2. There is no democracy without equality and freedom. When limited to consumer choice between two brands, that even though they appear different in the end they are the same thing, something that happens with the major political parties (PP – PSOE), the idea of democracy is a ghost. But it is even more pathetic and false when the democratic institutions these parties control are under the yoke of a few. The crisis we have faced the past years has taught us that politics in Spain is at the will of market forces: first it is necessary to guarantee the investor’s benefits and only then (in the long term) comes the well-being of the population; it is more important to rescue financial institutions than to maintain or strengthen social rights, for example. The absence of equality and freedom is perfectly visible in our society today: it can be seen in the exercise of a law that is not the same for everyone, in the use of debt as a mechanism to maintain life under control with ever falling salaries. Even here, in the camp and the protests: how many illegal immigrants can participate without fear of arrest? What kind of freedom is left for a life chained to mortgage payments, that because of Spanish law you will still have to pay even after being evicted?

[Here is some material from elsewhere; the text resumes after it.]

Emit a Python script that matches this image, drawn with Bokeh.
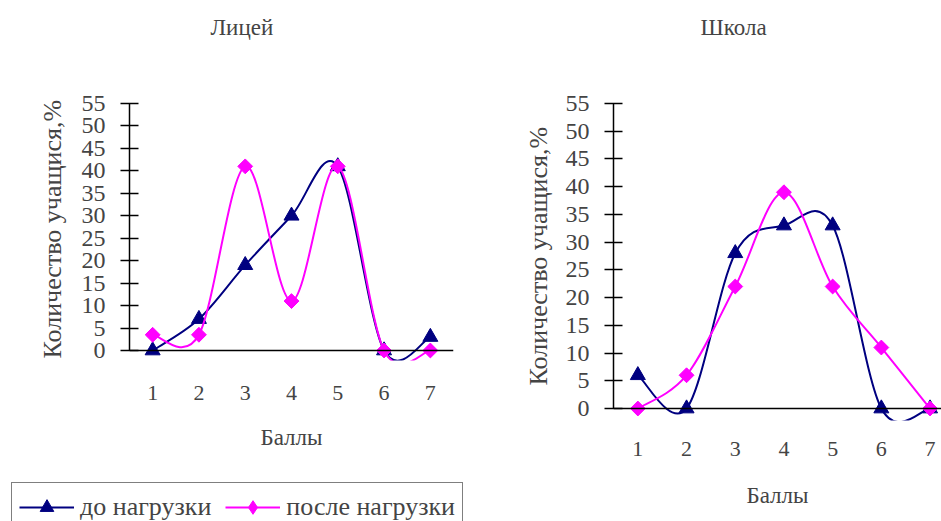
import numpy as np
from bokeh.plotting import figure
from bokeh.models import Range1d, FixedTicker, Span, Legend, LegendItem, Title
from bokeh.layouts import row, column
from bokeh.embed import file_html
from bokeh.resources import INLINE

# Scores and the share of pupils (%) before / after the load
scores = [1, 2, 3, 4, 5, 6, 7]
y_ticks = [0, 5, 10, 15, 20, 25, 30, 35, 40, 45, 50, 55]

lyceum_before = [0, 7, 19, 30, 41, 0, 3]
lyceum_after = [3.5, 3.5, 41, 11, 41, 0, 0]

school_before = [6, 0, 28, 33, 33, 0, 0]
school_after = [0, 6, 22, 39, 22, 11, 0]

label_before = "до нагрузки"
label_after = "после нагрузки"
y_title = "Количество учащися,%"
x_title = "Баллы"

NAVY = "#000080"
MAGENTA = "#FF00FF"
FONT = "Liberation Serif"


def smooth_segments(xs, ys):
    """Cubic Bezier segments through the points (Catmull-Rom tangents)."""
    x = np.asarray(xs, dtype=float)
    y = np.asarray(ys, dtype=float)
    n = len(x)
    xp = np.concatenate([[x[0]], x, [x[-1]]])
    yp = np.concatenate([[y[0]], y, [y[-1]]])
    return dict(
        x0=x[:-1], y0=y[:-1], x1=x[1:], y1=y[1:],
        cx0=x[:-1] + (xp[2:n + 1] - xp[0:n - 1]) / 6.0,
        cy0=y[:-1] + (yp[2:n + 1] - yp[0:n - 1]) / 6.0,
        cx1=x[1:] - (xp[3:n + 2] - xp[1:n]) / 6.0,
        cy1=y[1:] - (yp[3:n + 2] - yp[1:n]) / 6.0,
    )


# markers on the charts: triangles and squares turned by 45 degrees
SERIES_STYLE = {
    "before": dict(color=NAVY, marker="triangle", size=15, angle=0.0),
    "after": dict(color=MAGENTA, marker="square", size=10.5, angle=np.pi / 4),
}
# the legend samples ignore the angle, so they use the diamond marker
KEY_STYLE = {
    "before": SERIES_STYLE["before"],
    "after": dict(color=MAGENTA, marker="diamond", size=17, angle=0.0),
}


def draw_series(p, xs, values, style):
    seg = smooth_segments(xs, values)
    line = p.bezier(x0=seg["x0"], y0=seg["y0"], x1=seg["x1"], y1=seg["y1"],
                    cx0=seg["cx0"], cy0=seg["cy0"], cx1=seg["cx1"], cy1=seg["cy1"],
                    line_color=style["color"], line_width=2)
    pts = p.scatter(xs, values, marker=style["marker"], size=style["size"],
                    angle=style["angle"], fill_color=style["color"], line_color=style["color"])
    return [line, pts]


def make_chart(title, before, after, width, height, borders, x_range, y_range,
               title_offset, ytitle_offset, ytitle_standoff,
               x_label_standoff, x_title_standoff):
    left, right, top, bottom = borders
    p = figure(width=width, height=height, output_backend="svg", toolbar_location=None,
               x_range=Range1d(*x_range), y_range=Range1d(*y_range),
               min_border_left=left, min_border_right=right,
               min_border_top=top, min_border_bottom=bottom,
               background_fill_color="white", border_fill_color="white")
    p.outline_line_color = None
    p.xgrid.grid_line_color = None
    p.ygrid.grid_line_color = None

    p.title.text = title
    p.title.text_font = FONT
    p.title.text_font_style = "normal"
    p.title.text_font_size = "23px"
    p.title.align = "left"
    p.title.offset = title_offset
    p.title.standoff = 22

    # value axis
    ya = p.yaxis[0]
    ya.ticker = FixedTicker(ticks=y_ticks)
    ya.bounds = (0, 55)
    ya.axis_line_color = "black"
    ya.axis_line_width = 1.5
    ya.major_tick_line_width = 1.5
    ya.major_tick_in = 9
    ya.major_tick_out = 9
    ya.minor_tick_line_color = None
    ya.major_label_standoff = 15
    ya.major_label_text_font = FONT
    ya.major_label_text_font_size = "24px"

    # value-axis title, placed along the side panel
    p.add_layout(Title(text=y_title, align="left", offset=ytitle_offset,
                       standoff=ytitle_standoff, text_font=FONT,
                       text_font_style="normal", text_font_size="26px"), "left")

    # category axis: labels below, the axis line itself runs along zero
    xa = p.xaxis[0]
    xa.ticker = FixedTicker(ticks=scores)
    xa.axis_line_color = None
    xa.major_tick_line_color = None
    xa.minor_tick_line_color = None
    xa.major_label_standoff = x_label_standoff
    xa.major_label_text_font = FONT
    xa.major_label_text_font_size = "22px"
    xa.axis_label = x_title
    xa.axis_label_text_font = FONT
    xa.axis_label_text_font_style = "normal"
    xa.axis_label_text_font_size = "23px"
    xa.axis_label_standoff = x_title_standoff

    p.add_layout(Span(location=0, dimension="width", line_color="black", line_width=1.5))

    draw_series(p, scores, before, SERIES_STYLE["before"])
    draw_series(p, scores, after, SERIES_STYLE["after"])
    return p


lyceum = make_chart(
    "Лицей", lyceum_before, lyceum_after, 480, 482,
    borders=(129, 27, 50, 122), x_range=(0.5, 7.5), y_range=(-2.23, 66.80),
    title_offset=81, ytitle_offset=2, ytitle_standoff=23,
    x_label_standoff=19, x_title_standoff=22)

school = make_chart(
    "Школа", school_before, school_after, 461, 521,
    borders=(133, 0, 50, 101), x_range=(0.5, 7.235), y_range=(-2.16, 64.56),
    title_offset=87, ytitle_offset=35, ytitle_standoff=19,
    x_label_standoff=15, x_title_standoff=24)

# Legend strip under the left chart; its renderers lie outside the strip's ranges
key = figure(width=480, height=39, output_backend="svg", toolbar_location=None,
             x_axis_type=None, y_axis_type=None,
             x_range=Range1d(-20, -19), y_range=Range1d(-20, -19),
             min_border_left=0, min_border_right=0, min_border_top=0, min_border_bottom=0,
             background_fill_color="white", border_fill_color="white")
key.outline_line_color = None
key.xgrid.grid_line_color = None
key.ygrid.grid_line_color = None
k_before = draw_series(key, scores, lyceum_before, KEY_STYLE["before"])
k_after = draw_series(key, scores, lyceum_after, KEY_STYLE["after"])
legend = Legend(
    items=[LegendItem(label=label_before, renderers=k_before),
           LegendItem(label=label_after, renderers=k_after)],
    orientation="horizontal", location=(11, -11),
    label_text_font=FONT, label_text_font_size="26px",
    glyph_width=55, glyph_height=34, label_standoff=6, spacing=14,
    padding=7, margin=0,
    border_line_color="black", border_line_width=1.5,
    background_fill_color="white", background_fill_alpha=1.0)
key.add_layout(legend)

layout = row(column(lyceum, row(key)), school)

with open("out.html", "w") as f:
    f.write(file_html(layout, INLINE))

This is already a declaration of our intentions. Our struggle can be defined in simple words: we want equality and freedom so it is possible to have a truly democratic society, because without these basic ingredients it is impossible. To achieve this we need not only prosecute corruption but also guarantee the things that permit a minimum of equality and freedom, for example, liberty for immigrants to move freely and not be the object of permanent harassment. The freedom to declare yourself bankrupt when you can no longer pay mortgage. Equality too, but the type achieved through education generated and managed by everybody (no more public money for private institutions);the kind achieved with equal access to health care and the right to be autonomous (nurseries or honest pensions. And above all, equality of conditions for a worthy life that can only be achieved by sharing resources equally or controlling speculative rents. In this way nobody should face the misery of unemployment or the brutal exploitation of life.
3. These past days have taught us important lessons: legitimation and consensus that forces the right to think and to participate politically in the hands of professionals is as fragile as a house of cards. It took terns of thousands of people on the streets with a clear message to provoke, first the unrest and disbelief, and then the hysteric reaction of politicians and media. Today, yesterday and surely tomorrow, many newspapers like El Pais and other Prisa group journalists have invited us to think about the danger of shouting out that “there is no democracy”. They have thrown at us their defensive arguments about the institutional state of affairs, making us believe that we must choose between “parlamentarism or totalitarianism”. Without a doubt these great conquests of the democratic transition in our country are forgetting the most important fact, that these institutions are worthless if the laws they uphold are only useful for maintaining the interests of a select few. They also forget that democracy should be, above all, a daily exercise for every citizen.
Many financial, political and media agents have been invaded by the fear that the system will finally be seen for what it is, that the big business of political representation will finally be naked and shown as a simple business in the hands of charlatans on the payroll of corporate interests. The political parties, recently displaced, for the first time, from the center of the political spotlight have reacted trying to assimilate the new situation. Their position has moved between the incipient attack from the new right and their media to a movement to which they don’t have or never will have any possibility of belonging, to the pathetic attempts of left wing groups to incorporate the movement into their agenda. This type of action will always fail because it is precisely because of it that the protests have been called for. Against the general lack of orientation of institutions, the 15M movement has already achieved a first victory: that is, that instead of having to stand another dull election campaign, full of inept candidates and political programs, where nothing really important is ever talked about, the whole political spectrum has been made to take a stance towards the proposals and the issues raised by our movement: What is democracy? Who has social rights? Who has rights over common riches?
The road that is left to walk after the 22nd, after the elections that, we insist, will not make any substantial changes, will be long. After the temporary camp at Sol we will have to put our intelligence and our imagination to the the task of opening up spaces where real politics can be made, the type of action that can produce changes in the life we live in society.